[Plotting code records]
|---|

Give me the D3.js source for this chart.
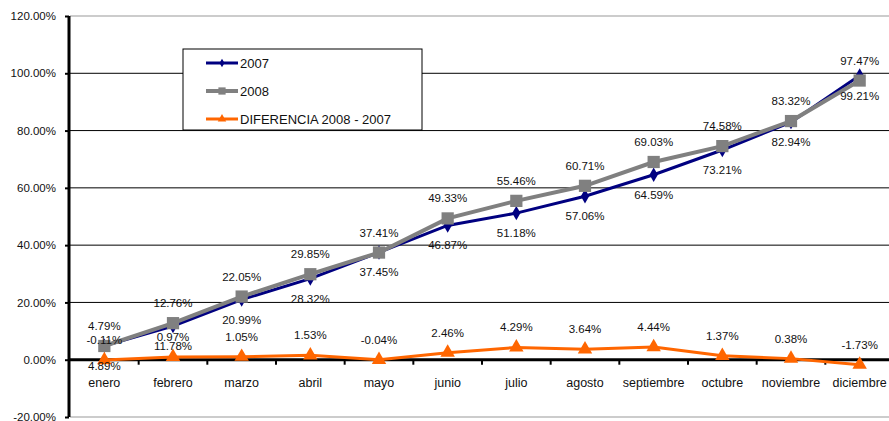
<!DOCTYPE html>
<meta charset="utf-8">
<style>
  body { margin: 0; background: #fff; }
  text { font-family: "Liberation Sans", Arial, sans-serif; fill: #111; }
  .grid line { stroke: #000; stroke-width: 1; }
</style>
<body>
<script src="https://d3js.org/d3.v7.min.js"></script>
<script>

var months = ["enero", "febrero", "marzo", "abril", "mayo", "junio", "julio",
              "agosto", "septiembre", "octubre", "noviembre", "diciembre"];
var values2007 = [4.89, 11.78, 20.99, 28.32, 37.45, 46.87, 51.18, 57.06, 64.59, 73.21, 82.94, 99.21];
var values2008 = [4.79, 12.76, 22.05, 29.85, 37.41, 49.33, 55.46, 60.71, 69.03, 74.58, 83.32, 97.47];
var valuesDiff = [-0.11, 0.97, 1.05, 1.53, -0.04, 2.46, 4.29, 3.64, 4.44, 1.37, 0.38, -1.73];
var yTicks = [-20, 0, 20, 40, 60, 80, 100, 120];

var width = 889, height = 421;

var svg = d3.select("body").append("svg")
    .attr("width", width).attr("height", height);

var x = d3.scaleBand().domain(months).range([70, 894]);
var y = d3.scaleLinear().domain([-20, 120]).range([417, 16]);
var cx = function(m) { return x(m) + x.bandwidth() / 2; };

var fmt = function(v) { return v.toFixed(2) + "%"; };

// gridlines
svg.append("g").attr("class", "grid")
  .selectAll("line")
  .data(yTicks)
  .enter().append("line")
    .attr("x1", 70).attr("x2", width)
    .attr("y1", function(d) { return y(d); })
    .attr("y2", function(d) { return y(d); })
    .style("stroke", function(d) { return (d === 120 || d === -20) ? "#999" : "#000"; });

// y axis
var yAxis = d3.axisLeft(y).tickValues(yTicks).tickSize(4)
    .tickFormat(function(d) { return d.toFixed(2) + "%"; });
var gy = svg.append("g").attr("transform", "translate(69,0)").call(yAxis);
gy.select(".domain").remove();
gy.selectAll(".tick line").attr("stroke", "#000").attr("stroke-width", 2);
gy.selectAll(".tick text").attr("x", -13).style("font-size", "11.5px")
  .style("font-family", "'Liberation Sans', Arial, sans-serif").attr("fill", "#111");
svg.append("line").attr("x1", 69).attr("x2", 69)
   .attr("y1", y(120)).attr("y2", y(-20))
   .attr("stroke", "#000").attr("stroke-width", 3);

// zero axis with category ticks
svg.append("line").attr("x1", 69).attr("x2", width)
   .attr("y1", y(0)).attr("y2", y(0))
   .attr("stroke", "#000").attr("stroke-width", 3);
svg.append("g").selectAll("line")
  .data(months.slice(1))
  .enter().append("line")
    .attr("x1", function(d) { return x(d); })
    .attr("x2", function(d) { return x(d); })
    .attr("y1", y(0)).attr("y2", y(0) + 5)
    .attr("stroke", "#000").attr("stroke-width", 2);
svg.append("g").selectAll("text")
  .data(months)
  .enter().append("text")
    .attr("x", function(d) { return cx(d); })
    .attr("y", y(0) + 27)
    .attr("text-anchor", "middle")
    .style("font-size", "12.5px")
    .text(function(d) { return d; });

var series = [
  { name: "2007", values: values2007, color: "#000080", width: 3, symbol: d3.symbolDiamond, size: 60, dy: 24 },
  { name: "2008", values: values2008, color: "#808080", width: 4, symbol: d3.symbolSquare, size: 150, dy: -16 },
  { name: "DIFERENCIA 2008 - 2007", values: valuesDiff, color: "#ff6600", width: 3, symbol: d3.symbolTriangle, size: 90, dy: -16 }
];

var line = d3.line()
    .x(function(d, i) { return cx(months[i]); })
    .y(function(d) { return y(d); });

series.forEach(function(s) {
  var g = svg.append("g");
  g.append("path")
    .attr("d", line(s.values))
    .attr("fill", "none")
    .attr("stroke", s.color)
    .attr("stroke-width", s.width);
  g.selectAll("path.mark")
    .data(s.values)
    .enter().append("path")
      .attr("class", "mark")
      .attr("d", d3.symbol().type(s.symbol).size(s.size))
      .attr("fill", s.color)
      .attr("transform", function(d, i) { return "translate(" + cx(months[i]) + "," + y(d) + ")"; });
});

// data labels on top
series.forEach(function(s) {
  svg.append("g").selectAll("text")
    .data(s.values)
    .enter().append("text")
      .attr("x", function(d, i) { return cx(months[i]); })
      .attr("y", function(d) { return y(d) + s.dy; })
      .attr("text-anchor", "middle")
      .style("font-size", "11.5px")
      .text(fmt);
});

// legend
var legend = svg.append("g").attr("transform", "translate(183,49)");
legend.append("rect")
  .attr("width", 239).attr("height", 81)
  .attr("fill", "#fff").attr("stroke", "#000").attr("stroke-width", 1);
series.forEach(function(s, i) {
  var ly = 14 + i * 28;
  legend.append("line")
    .attr("x1", 23).attr("x2", 55).attr("y1", ly).attr("y2", ly)
    .attr("stroke", s.color).attr("stroke-width", s.width);
  legend.append("path")
    .attr("d", d3.symbol().type(s.symbol).size(s.size * 0.35))
    .attr("fill", s.color)
    .attr("transform", "translate(39," + ly + ")");
  legend.append("text")
    .attr("x", 57).attr("y", ly + 5)
    .style("font-size", "13px")
    .text(s.name);
});

</script>
</body>
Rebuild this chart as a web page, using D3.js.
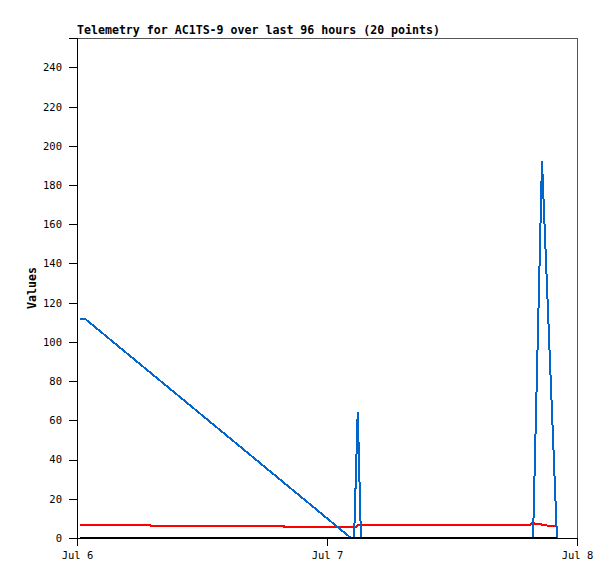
<!DOCTYPE html>
<html>
<head>
<meta charset="utf-8">
<script src="https://cdn.jsdelivr.net/npm/d3@7"></script>
<style>
  body { margin: 0; background: #fff; }
  svg { display: block; }
</style>
</head>
<body>
<div id="chart"></div>
<script>
// DATA (hours after Jul 6 00:00, value)
const blueHours = [0.29, 0.77, 26.3, 26.6, 26.95, 27.26, 43.78, 44.64, 46.08];
const blueValues = [111.8, 111.8, 0, 0, 64.5, 0, 0, 192.5, 0];

const redHours = [0.29, 7.0, 7.05, 19.85, 19.9, 26.8, 27.0, 43.5, 43.73, 43.97, 44.45, 44.9, 45.4, 46.0];
const redValues = [6.6, 6.6, 6.1, 6.1, 5.6, 5.6, 6.6, 6.6, 8.0, 7.1, 7.0, 6.6, 6.1, 5.9];

const blackHours = [0.29, 46.08];
const blackValues = [0, 0];

const yTicks = [0, 20, 40, 60, 80, 100, 120, 140, 160, 180, 200, 220, 240];
const xTickLabels = ["Jul 6", "Jul 7", "Jul 8"];

const titleText = "Telemetry for AC1TS-9 over last 96 hours (20 points)";
const yLabel = "Values";

const W = 615, H = 579;
const margin = { top: 38, right: 38, bottom: 41, left: 77 };
const width = W - margin.left - margin.right;
const height = H - margin.top - margin.bottom;

const start = new Date(Date.UTC(2024, 6, 6));
const toDate = h => new Date(start.getTime() + h * 3600 * 1000);

const svg = d3.select("#chart").append("svg")
  .attr("width", W)
  .attr("height", H);

const g = svg.append("g")
  .attr("transform", `translate(${margin.left},${margin.top})`);

const x = d3.scaleUtc()
  .domain([start, toDate(48)])
  .range([0, width]);

const y = d3.scaleLinear()
  .domain([0, 255])
  .range([height, 0]);

// frame
g.append("rect")
  .attr("width", width)
  .attr("height", height)
  .attr("fill", "none")
  .attr("stroke", "#555")
  .attr("stroke-width", 1)
  .attr("shape-rendering", "crispEdges");

// y axis
const yAxis = g.append("g")
  .call(d3.axisLeft(y).tickValues(yTicks).tickSize(8).tickPadding(7));
yAxis.select(".domain").attr("stroke", "#000");
yAxis.selectAll("line").attr("stroke", "#000");
yAxis.selectAll("text")
  .attr("font-family", "'DejaVu Sans Mono', monospace")
  .attr("font-size", "10.5px")
  .attr("fill", "#000");

// x axis
const xAxis = g.append("g")
  .attr("transform", `translate(0,${height})`)
  .call(d3.axisBottom(x)
    .tickValues(xTickLabels.map((d, i) => toDate(24 * i)))
    .tickFormat((d, i) => xTickLabels[i])
    .tickSize(8)
    .tickPadding(6));
xAxis.select(".domain").attr("stroke", "#000");
xAxis.selectAll("line").attr("stroke", "#000");
xAxis.selectAll("text")
  .attr("font-family", "'DejaVu Sans Mono', monospace")
  .attr("font-size", "10.5px")
  .attr("fill", "#000");
svg.selectAll(".domain, .tick line").attr("shape-rendering", "crispEdges");

// lines
const line = d3.line()
  .x(d => x(toDate(d[0])))
  .y(d => y(d[1]));

const series = [
  { hours: redHours, values: redValues, color: "#ff0000", w: 2 },
  { hours: blueHours, values: blueValues, color: "#0066cc", w: 2 },
  { hours: blackHours, values: blackValues, color: "#000000", w: 2.5 }
];

series.forEach(s => {
  g.append("path")
    .datum(s.hours.map((h, i) => [h, s.values[i]]))
    .attr("d", line)
    .attr("fill", "none")
    .attr("stroke", s.color)
    .attr("stroke-width", s.w)
    .attr("shape-rendering", "crispEdges");
});

// title
svg.append("text")
  .attr("x", margin.left)
  .attr("y", 34)
  .attr("font-family", "'DejaVu Sans Mono', monospace")
  .attr("font-weight", "bold")
  .attr("font-size", "11.6px")
  .attr("fill", "#000")
  .text(titleText);

// y label
svg.append("text")
  .attr("transform", `translate(36,${margin.top + height / 2}) rotate(-90)`)
  .attr("text-anchor", "middle")
  .attr("font-family", "'DejaVu Sans Mono', monospace")
  .attr("font-weight", "bold")
  .attr("font-size", "11.6px")
  .attr("fill", "#000")
  .text(yLabel);
</script>
</body>
</html>
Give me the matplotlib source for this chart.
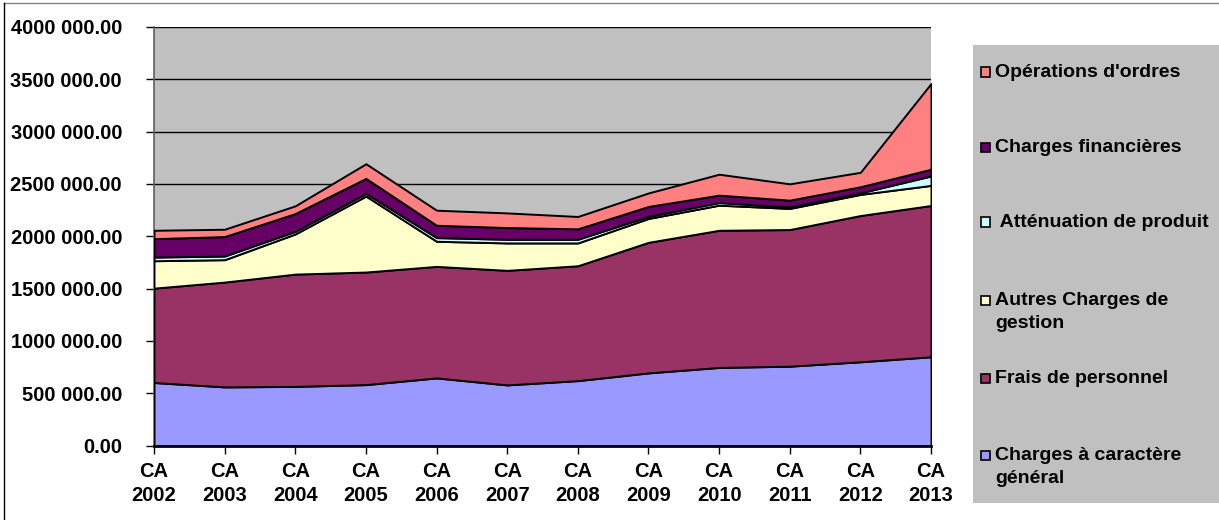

|---|

* [Work required] Pick out each line in the material containing "chart".

* [Response to this task]
Give me the D3.js source for this chart.
Rebuild this chart as a web page, using D3.js.
<div id="chart"></div>
const svg = d3.select("#chart").append("svg")
Give me the matplotlib source for this chart.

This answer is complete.